- [TASK] Filter the listing below, copying every line in which the word "this" appears.

* * * * * * *

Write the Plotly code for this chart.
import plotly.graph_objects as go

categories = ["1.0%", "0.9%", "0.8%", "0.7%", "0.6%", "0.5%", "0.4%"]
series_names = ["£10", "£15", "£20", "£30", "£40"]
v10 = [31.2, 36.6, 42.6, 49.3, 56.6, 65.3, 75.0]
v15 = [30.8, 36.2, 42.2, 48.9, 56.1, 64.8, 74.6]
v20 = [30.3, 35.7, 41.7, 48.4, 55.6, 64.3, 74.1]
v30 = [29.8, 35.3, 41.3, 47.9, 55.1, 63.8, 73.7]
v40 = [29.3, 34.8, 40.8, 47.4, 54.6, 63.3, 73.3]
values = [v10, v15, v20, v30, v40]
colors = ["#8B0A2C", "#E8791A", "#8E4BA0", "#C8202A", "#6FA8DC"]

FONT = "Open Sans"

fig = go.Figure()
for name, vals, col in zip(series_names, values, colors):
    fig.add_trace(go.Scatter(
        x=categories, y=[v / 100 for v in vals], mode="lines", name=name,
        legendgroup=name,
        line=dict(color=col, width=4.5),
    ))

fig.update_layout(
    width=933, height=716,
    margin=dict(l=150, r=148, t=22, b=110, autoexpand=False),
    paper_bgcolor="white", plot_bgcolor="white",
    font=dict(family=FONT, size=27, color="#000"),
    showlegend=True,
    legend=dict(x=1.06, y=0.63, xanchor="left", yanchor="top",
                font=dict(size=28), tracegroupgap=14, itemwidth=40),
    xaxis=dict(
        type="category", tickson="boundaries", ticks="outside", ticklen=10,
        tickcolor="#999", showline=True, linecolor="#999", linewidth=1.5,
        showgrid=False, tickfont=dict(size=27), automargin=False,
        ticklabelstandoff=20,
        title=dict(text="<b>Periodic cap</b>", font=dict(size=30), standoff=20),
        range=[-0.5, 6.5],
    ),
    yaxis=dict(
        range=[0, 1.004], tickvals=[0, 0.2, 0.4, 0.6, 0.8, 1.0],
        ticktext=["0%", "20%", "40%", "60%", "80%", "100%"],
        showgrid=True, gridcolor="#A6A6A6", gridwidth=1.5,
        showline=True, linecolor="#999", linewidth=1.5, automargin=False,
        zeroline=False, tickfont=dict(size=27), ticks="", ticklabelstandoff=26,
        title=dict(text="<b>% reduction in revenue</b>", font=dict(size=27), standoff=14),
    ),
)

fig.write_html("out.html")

* * * * * * *

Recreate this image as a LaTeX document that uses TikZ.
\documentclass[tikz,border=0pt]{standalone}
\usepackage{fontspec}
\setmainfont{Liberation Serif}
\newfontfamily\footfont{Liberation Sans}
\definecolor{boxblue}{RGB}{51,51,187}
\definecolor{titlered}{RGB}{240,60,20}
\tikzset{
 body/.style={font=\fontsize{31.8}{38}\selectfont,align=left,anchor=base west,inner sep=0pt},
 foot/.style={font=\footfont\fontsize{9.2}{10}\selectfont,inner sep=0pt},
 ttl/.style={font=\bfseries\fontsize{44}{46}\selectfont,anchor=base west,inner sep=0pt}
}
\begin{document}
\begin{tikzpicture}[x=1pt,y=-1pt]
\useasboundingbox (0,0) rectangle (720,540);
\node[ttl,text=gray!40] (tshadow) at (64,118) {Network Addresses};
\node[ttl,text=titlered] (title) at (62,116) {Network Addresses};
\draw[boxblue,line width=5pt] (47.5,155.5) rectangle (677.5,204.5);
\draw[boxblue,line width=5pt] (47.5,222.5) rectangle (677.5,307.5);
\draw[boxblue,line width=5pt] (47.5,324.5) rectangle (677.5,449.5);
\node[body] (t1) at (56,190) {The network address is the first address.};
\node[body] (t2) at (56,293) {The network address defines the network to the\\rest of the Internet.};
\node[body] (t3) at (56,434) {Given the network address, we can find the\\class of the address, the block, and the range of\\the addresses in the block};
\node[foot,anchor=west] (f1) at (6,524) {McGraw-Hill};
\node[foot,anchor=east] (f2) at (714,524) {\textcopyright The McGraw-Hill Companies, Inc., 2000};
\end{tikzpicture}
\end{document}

* * * * * * *

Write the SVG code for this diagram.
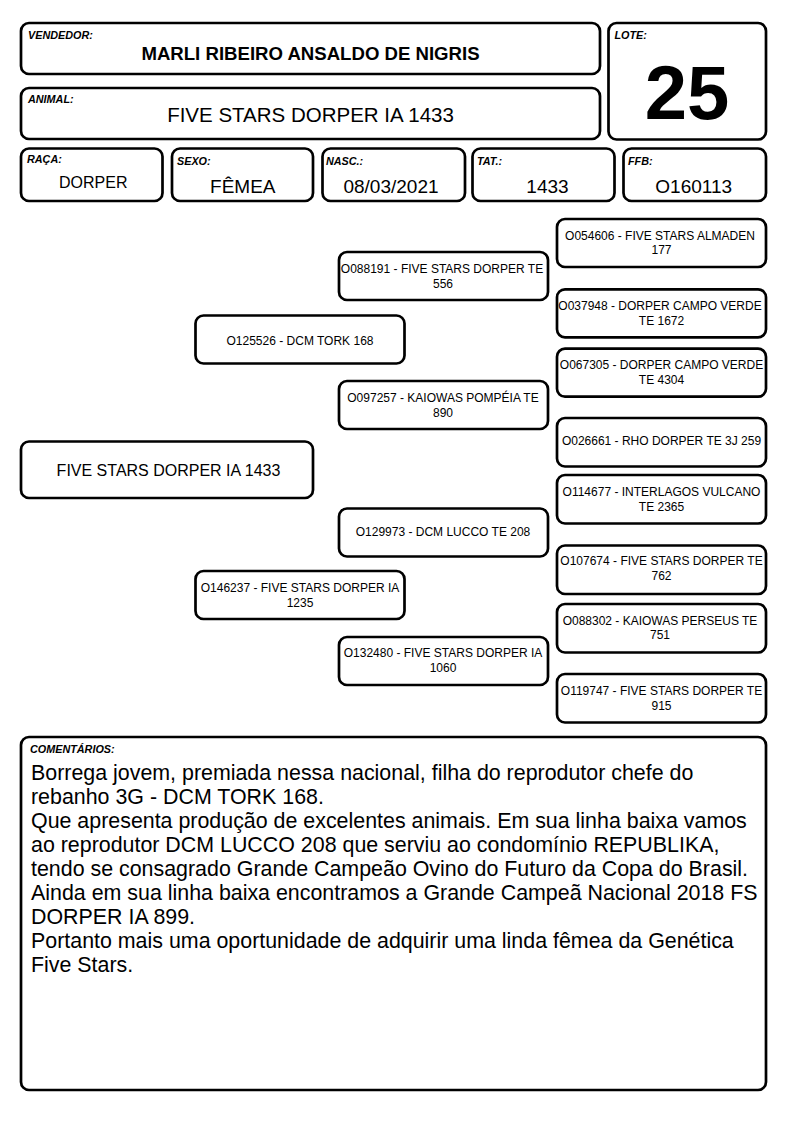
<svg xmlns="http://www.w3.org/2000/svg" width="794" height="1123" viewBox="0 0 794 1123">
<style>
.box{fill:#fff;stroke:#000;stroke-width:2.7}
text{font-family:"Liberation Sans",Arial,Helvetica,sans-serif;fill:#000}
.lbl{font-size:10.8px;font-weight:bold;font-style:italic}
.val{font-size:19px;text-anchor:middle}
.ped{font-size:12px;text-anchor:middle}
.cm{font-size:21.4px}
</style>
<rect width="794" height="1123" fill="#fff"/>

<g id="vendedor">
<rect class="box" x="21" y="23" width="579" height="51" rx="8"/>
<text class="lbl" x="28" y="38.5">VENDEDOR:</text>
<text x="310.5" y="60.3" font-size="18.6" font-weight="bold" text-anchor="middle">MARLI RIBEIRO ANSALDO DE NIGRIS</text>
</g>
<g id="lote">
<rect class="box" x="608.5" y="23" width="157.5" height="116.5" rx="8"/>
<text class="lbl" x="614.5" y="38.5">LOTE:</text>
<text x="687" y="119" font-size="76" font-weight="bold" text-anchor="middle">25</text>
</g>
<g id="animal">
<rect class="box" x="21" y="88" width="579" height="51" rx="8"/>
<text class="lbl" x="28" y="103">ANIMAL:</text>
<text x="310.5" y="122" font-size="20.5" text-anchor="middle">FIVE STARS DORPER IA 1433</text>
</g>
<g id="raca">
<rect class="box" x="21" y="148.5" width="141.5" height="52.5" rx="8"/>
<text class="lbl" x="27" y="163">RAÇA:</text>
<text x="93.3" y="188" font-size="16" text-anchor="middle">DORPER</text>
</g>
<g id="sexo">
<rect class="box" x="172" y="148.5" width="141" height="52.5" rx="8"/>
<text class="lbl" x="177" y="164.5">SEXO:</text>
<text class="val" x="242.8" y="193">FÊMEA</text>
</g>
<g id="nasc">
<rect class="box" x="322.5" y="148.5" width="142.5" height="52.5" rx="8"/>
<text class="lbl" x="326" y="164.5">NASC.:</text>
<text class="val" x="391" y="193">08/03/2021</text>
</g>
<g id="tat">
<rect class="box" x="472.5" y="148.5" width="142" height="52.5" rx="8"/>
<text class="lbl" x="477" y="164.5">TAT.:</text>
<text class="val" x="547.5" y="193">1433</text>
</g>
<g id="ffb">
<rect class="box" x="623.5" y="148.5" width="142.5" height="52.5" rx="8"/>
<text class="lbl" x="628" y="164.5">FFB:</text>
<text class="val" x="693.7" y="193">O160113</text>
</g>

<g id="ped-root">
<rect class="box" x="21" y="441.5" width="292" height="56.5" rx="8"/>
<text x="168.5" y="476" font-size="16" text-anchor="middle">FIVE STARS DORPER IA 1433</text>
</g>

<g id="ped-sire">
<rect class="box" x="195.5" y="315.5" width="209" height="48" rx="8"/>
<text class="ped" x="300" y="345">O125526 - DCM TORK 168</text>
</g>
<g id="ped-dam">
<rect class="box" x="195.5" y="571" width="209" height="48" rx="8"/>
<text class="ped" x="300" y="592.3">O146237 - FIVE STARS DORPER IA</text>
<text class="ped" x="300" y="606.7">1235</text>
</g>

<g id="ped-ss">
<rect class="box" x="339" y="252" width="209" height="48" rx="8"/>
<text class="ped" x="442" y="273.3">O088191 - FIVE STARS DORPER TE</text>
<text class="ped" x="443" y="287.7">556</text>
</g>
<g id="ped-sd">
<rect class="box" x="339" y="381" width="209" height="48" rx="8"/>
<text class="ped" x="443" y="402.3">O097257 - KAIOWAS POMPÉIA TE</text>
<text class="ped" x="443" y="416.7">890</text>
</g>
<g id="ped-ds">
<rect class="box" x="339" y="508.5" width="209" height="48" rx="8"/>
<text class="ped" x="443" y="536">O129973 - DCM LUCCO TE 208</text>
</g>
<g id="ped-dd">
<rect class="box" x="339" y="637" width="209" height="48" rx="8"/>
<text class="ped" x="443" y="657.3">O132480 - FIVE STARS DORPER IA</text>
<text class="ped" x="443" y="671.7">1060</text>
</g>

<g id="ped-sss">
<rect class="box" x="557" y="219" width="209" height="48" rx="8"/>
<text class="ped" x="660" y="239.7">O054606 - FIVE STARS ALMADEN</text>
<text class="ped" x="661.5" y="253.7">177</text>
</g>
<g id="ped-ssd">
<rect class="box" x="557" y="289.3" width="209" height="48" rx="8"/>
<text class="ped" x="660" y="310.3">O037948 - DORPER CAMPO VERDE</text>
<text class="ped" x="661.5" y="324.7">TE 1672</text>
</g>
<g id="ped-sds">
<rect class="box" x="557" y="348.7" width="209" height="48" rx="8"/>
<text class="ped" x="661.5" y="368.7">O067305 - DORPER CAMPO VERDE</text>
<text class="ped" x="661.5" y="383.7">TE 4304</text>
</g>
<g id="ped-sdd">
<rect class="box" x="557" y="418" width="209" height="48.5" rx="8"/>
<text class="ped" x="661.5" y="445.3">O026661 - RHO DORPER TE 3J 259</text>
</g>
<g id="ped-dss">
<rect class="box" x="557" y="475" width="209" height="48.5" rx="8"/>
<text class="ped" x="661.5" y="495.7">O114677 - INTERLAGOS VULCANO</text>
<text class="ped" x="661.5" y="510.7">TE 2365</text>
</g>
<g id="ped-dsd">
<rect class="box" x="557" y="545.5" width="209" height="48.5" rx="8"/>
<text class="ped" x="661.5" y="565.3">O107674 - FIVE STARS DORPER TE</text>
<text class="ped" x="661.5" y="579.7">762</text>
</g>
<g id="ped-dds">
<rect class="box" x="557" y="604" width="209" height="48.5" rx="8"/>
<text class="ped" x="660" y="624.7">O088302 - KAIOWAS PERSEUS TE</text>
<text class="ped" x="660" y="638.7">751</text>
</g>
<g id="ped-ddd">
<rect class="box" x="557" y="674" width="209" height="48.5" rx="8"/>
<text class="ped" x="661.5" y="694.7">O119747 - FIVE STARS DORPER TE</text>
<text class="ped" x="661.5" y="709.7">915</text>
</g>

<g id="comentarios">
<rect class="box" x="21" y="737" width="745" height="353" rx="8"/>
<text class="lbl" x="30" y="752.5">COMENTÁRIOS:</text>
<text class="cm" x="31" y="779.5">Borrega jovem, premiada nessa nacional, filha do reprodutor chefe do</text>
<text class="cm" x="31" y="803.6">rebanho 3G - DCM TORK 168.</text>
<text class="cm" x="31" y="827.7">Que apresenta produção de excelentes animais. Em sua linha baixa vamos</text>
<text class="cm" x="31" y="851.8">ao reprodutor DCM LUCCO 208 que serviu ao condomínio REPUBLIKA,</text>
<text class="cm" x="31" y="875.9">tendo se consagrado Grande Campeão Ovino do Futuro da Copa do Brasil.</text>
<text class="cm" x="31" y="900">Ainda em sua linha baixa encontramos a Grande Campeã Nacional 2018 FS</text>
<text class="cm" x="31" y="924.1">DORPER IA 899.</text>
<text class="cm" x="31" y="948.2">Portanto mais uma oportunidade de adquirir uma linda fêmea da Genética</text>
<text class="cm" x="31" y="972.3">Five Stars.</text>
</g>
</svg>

* * * * * * *

- [RESPONSE]
Write the Plotly code for this chart.
Recreate this image as a LaTeX document that uses TikZ.
Write the SVG code for this diagram.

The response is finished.